The two men are slated to be arraigned Friday morning in Vista.

“Law enforcement officers hold a position of trust in our community and are required to abide by the rules in the exercise of their powers,” Dist. Atty. Summer Stephan said in a statement. “The evidence on which the charges are based shows the force used by the two deputies exceeded the legal line, violating that public trust. For justice to thrive, it is important that no one is above the law.”

The May 7 encounter with authorities grabbed attention after the video of the waning seconds of the arrest of a father and son.

The 22-second recording appeared to show deputies manhandling Gerardo Martinez Sr., 50, and his namesake son after they were in handcuffs.

The footage showed Martinez Sr. shoved into a wooden fence face first. His 24-year-old son, pinned to a sidewalk, was struck repeatedly on his head.

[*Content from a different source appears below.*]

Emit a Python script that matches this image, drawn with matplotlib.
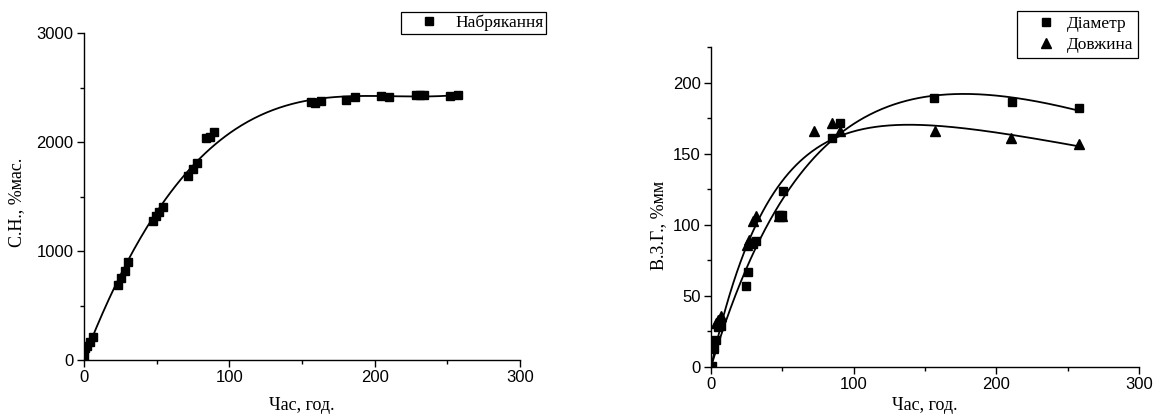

A neighbor shot the recording. Martinez Sr.’s daughter posted it on social media. There, it quickly picked up steam and garnered media coverage.

On Tuesday, the Sheriff’s Department issued a statement that it learned of the video the day after the arrest, and immediately opened an internal investigation, which it said was “comprehensive” and included reviewing video from the deputies’ body-worn cameras, as well as reports and interviews with everyone involved.

“The Department does not tolerate misconduct of any kind,” the Sheriff’s Department said.

After the arrest, the district attorney’s office dropped all charges against the elder Martinez, and also dismissed a resisting-arrest charge against his son. In July, the son pleaded guilty to a domestic violence-related charge and was sentenced to four years of probation.